Introduction
In my last post I explained that System.Data contains a bug which can cause it to throw an exception during serialisation or deserialisation of a DataSet which contains a column that uses System.Object as its .NET type.
The bug manifests itself in two known scenarios:
- Serialising a DataSet containing a column of type System.Object using a System.Xml.XmlTextWriter instance created via the static Create method; this throws a System.ArgumentException.
- Deserialising a DataSet containing a column of type System.Object after having successfully passed it across the wire via Windows Communication Foundation (WCF) using netTcp binding; this throws a System.Data.DataException.
This post covers the second of the two scenarios – deserialising a DataSet which has been successfully transmitted via WCF's netTcp binding.
System.Data.DataException
A couple of years ago I was asked by a client to port an existing ASMX-based Web Service to one using Windows Communication Foundation. The brief was to change as little of the client and service as possible, and to just replace the communications interface. In addition to passing simple and complex types across the wire, the application would often pass both typed and untyped DataSets (clearly a bad idea, but that's another story). One of the typed DataSets was based upon a SQL Server 2005 table containing a column of type SQL_VARIANT. Attempting to pass an instance of this DataSet from server to client produced the following exception on the client (i.e. during deserialisation):
System.Data.DataException, System.Data, Version=2.0.0.0, Culture=neutral, PublicKeyToken=b77a5c561934e089 Undefined data type: 'xs:int'.

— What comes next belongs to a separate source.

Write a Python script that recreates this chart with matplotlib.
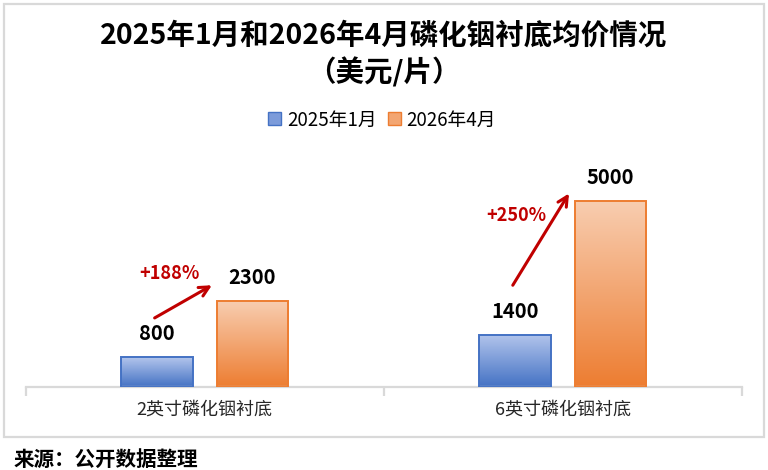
#!/usr/bin/env python3
"""
Average price of InP substrates, Jan 2025 vs Apr 2026 (USD per wafer).
Grouped bars with vertical gradient fill, value labels and growth arrows.
"""

import numpy as np
import matplotlib
matplotlib.use("Agg")
import matplotlib.pyplot as plt
from matplotlib.colors import LinearSegmentedColormap
from matplotlib.patches import Rectangle, Patch

plt.rcParams["font.family"] = ["Noto Sans CJK SC", "DejaVu Sans"]

# ---------------------- data ---------------------- #
categories = ["2英寸磷化铟衬底", "6英寸磷化铟衬底"]
series_names = ["2025年1月", "2026年4月"]
price_2025_01 = [800, 1400]
price_2026_04 = [2300, 5000]
growth_labels = ["+188%", "+250%"]

title_line1 = "2025年1月和2026年4月磷化铟衬底均价情况"
title_line2 = "（美元/片）"
source_text = "来源：公开数据整理"

# ---------------------- style ---------------------- #
BLUE_TOP, BLUE_BOT, BLUE_EDGE = "#B3C5EC", "#4472C4", "#4472C4"
ORANGE_TOP, ORANGE_BOT, ORANGE_EDGE = "#F8CDB0", "#ED7D31", "#ED7D31"
RED = "#C00000"
GRID_GREY = "#D9D9D9"

W, H = 768, 470
fig = plt.figure(figsize=(W / 100, H / 100), dpi=100)

# outer light-grey frame
fig.patches.append(Rectangle((4 / W, (H - 437) / H), 760 / W, 433 / H,
                             transform=fig.transFigure, fill=False,
                             edgecolor=GRID_GREY, linewidth=1.6))

ax = fig.add_axes([25.7 / W, 83.3 / H, 716.3 / W, 223 / H])
ax.set_xlim(-0.5, 1.5)
ax.set_ylim(0, 6000)
ax.set_facecolor("none")


def gradient_bar(ax, x, height, width, top, bottom, edge):
    cmap = LinearSegmentedColormap.from_list("g", [bottom, top])
    grad = np.linspace(0, 1, 256).reshape(-1, 1)
    rect = ax.bar(x, height, width, color="none", edgecolor=edge,
                  linewidth=1.4, zorder=3)[0]
    img = ax.imshow(grad, extent=[x - width / 2, x + width / 2, 0, height],
                    origin="lower", aspect="auto", cmap=cmap, zorder=2)
    img.set_clip_path(rect)
    return rect


xs = np.arange(len(categories))
offset, width = 0.133, 0.2
for i in range(len(categories)):
    gradient_bar(ax, xs[i] - offset, price_2025_01[i], width,
                 BLUE_TOP, BLUE_BOT, BLUE_EDGE)
    gradient_bar(ax, xs[i] + offset, price_2026_04[i], width,
                 ORANGE_TOP, ORANGE_BOT, ORANGE_EDGE)

# value labels
for i in range(len(categories)):
    for dx, v in ((-offset, price_2025_01[i]), (offset, price_2026_04[i])):
        ax.annotate(f"{v}", (xs[i] + dx, v), xytext=(0, 17), textcoords="offset points",
                    ha="center", va="center", fontsize=14.5, fontweight="bold",
                    color="black", zorder=5)

# growth arrows: from above the old bar's label to just beside the new bar's label
arrow_start_pad = [1050, 1330]
arrow_end_pad = [430, 200]
arrow_end_dx = [0.02, 0.017]
for i in range(len(categories)):
    x0 = xs[i] - offset - 0.007
    y0 = price_2025_01[i] + arrow_start_pad[i]
    x1 = xs[i] + arrow_end_dx[i]
    y1 = price_2026_04[i] + arrow_end_pad[i]
    ax.annotate("", xy=(x1, y1), xytext=(x0, y0),
                arrowprops=dict(arrowstyle="->,head_length=0.7,head_width=0.35",
                                color=RED, lw=2.2, shrinkA=0, shrinkB=0),
                zorder=5, annotation_clip=False)

growth_text_pos = [(-0.098, 3057), (0.871, 4613)]
for i, lab in enumerate(growth_labels):
    ax.text(growth_text_pos[i][0], growth_text_pos[i][1], lab, ha="center", va="center",
            fontsize=13, fontweight="bold", color=RED, zorder=5)

# axes styling
for s in ("top", "right", "left"):
    ax.spines[s].set_visible(False)
ax.spines["bottom"].set_color(GRID_GREY)
ax.spines["bottom"].set_linewidth(1.6)
ax.set_yticks([])
ax.set_xticks([-0.5, 0.5, 1.5])
ax.set_xticklabels([])
ax.tick_params(axis="x", which="major", length=6.5, width=1.6, color=GRID_GREY)
ax.set_xticks(xs, minor=True)
ax.set_xticklabels(categories, minor=True, fontsize=13, color="#262626")
ax.tick_params(axis="x", which="minor", length=0, pad=10)

# title
fig.text(0.5, 1 - 36 / H, title_line1, ha="center", va="center",
         fontsize=20.5, fontweight="bold", color="black")
fig.text(0.5, 1 - 72 / H, title_line2, ha="center", va="center",
         fontsize=20.5, fontweight="bold", color="black")

# legend
handles = [Patch(facecolor="#7C9BDA", edgecolor=BLUE_EDGE),
           Patch(facecolor="#F3A672", edgecolor=ORANGE_EDGE)]
fig.legend(handles, series_names, loc="center", bbox_to_anchor=(382 / W, 1 - 120 / H),
           ncol=2, frameon=False, fontsize=13.5, handlelength=0.7, handleheight=0.7,
           handletextpad=0.3, columnspacing=0.6)

# source note
fig.text(14 / W, 1 - 459 / H, source_text, ha="left", va="center",
         fontsize=14.8, fontweight="bold", color="black")

fig.savefig("out.png", dpi=100)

The XML fragment below represents an instance of the SQL_VARIANT column within the serialized typed DataSet. Note the use of the xsi:type="xs:int" attribute to define the data type of this column used for this particular row: although the column can contain data of any type, a given row must explicitly define which data type is being used.
<Data xsi:type="xs:int" xmlns:xs="http://www.w3.org/2001/XMLSchema" xmlns:xsi="http://www.w3.org/2001/XMLSchema-instance">1</Data>
Note: Much of the investigation detailed herein was carried out with the help of .NET Reflector to study what some of the classes in the .NET Framework were actually doing.
During deserialization, System.Data.Common.ObjectStorage.ConvertXmlToObject correctly identifies the fact that a type attribute within the namespace http://www.w3.org/2001/XMLSchema-instance exists on the element. It then parses the value of the type attribute (which, in our example, is xs:int) by splitting it at the colon. It performs a namespace look-up using the namespace prefix (xs in our case) in an attempt to confirm which namespace is identified by that prefix (i.e. http://www.w3.org/2001/XMLSchema). This lookup, performed ultimately by the LookupNamespace method of the System.Xml.XmlBinaryReader implemented within WCF's System.Runtime.Serialization.dll, fails. The reason it fails is that the binary representation of the Data element is incorrect in the stream provided by WCF. This, in turn, is wrong because the last call to WriteAttributeString made by the internal System.Data.XmlDataTreeWriter.XmlDataRowWriter method during serialisation of the DataSet calls the wrong overload. Read my Scenario 1 post for further details of this bug if you haven't done so already.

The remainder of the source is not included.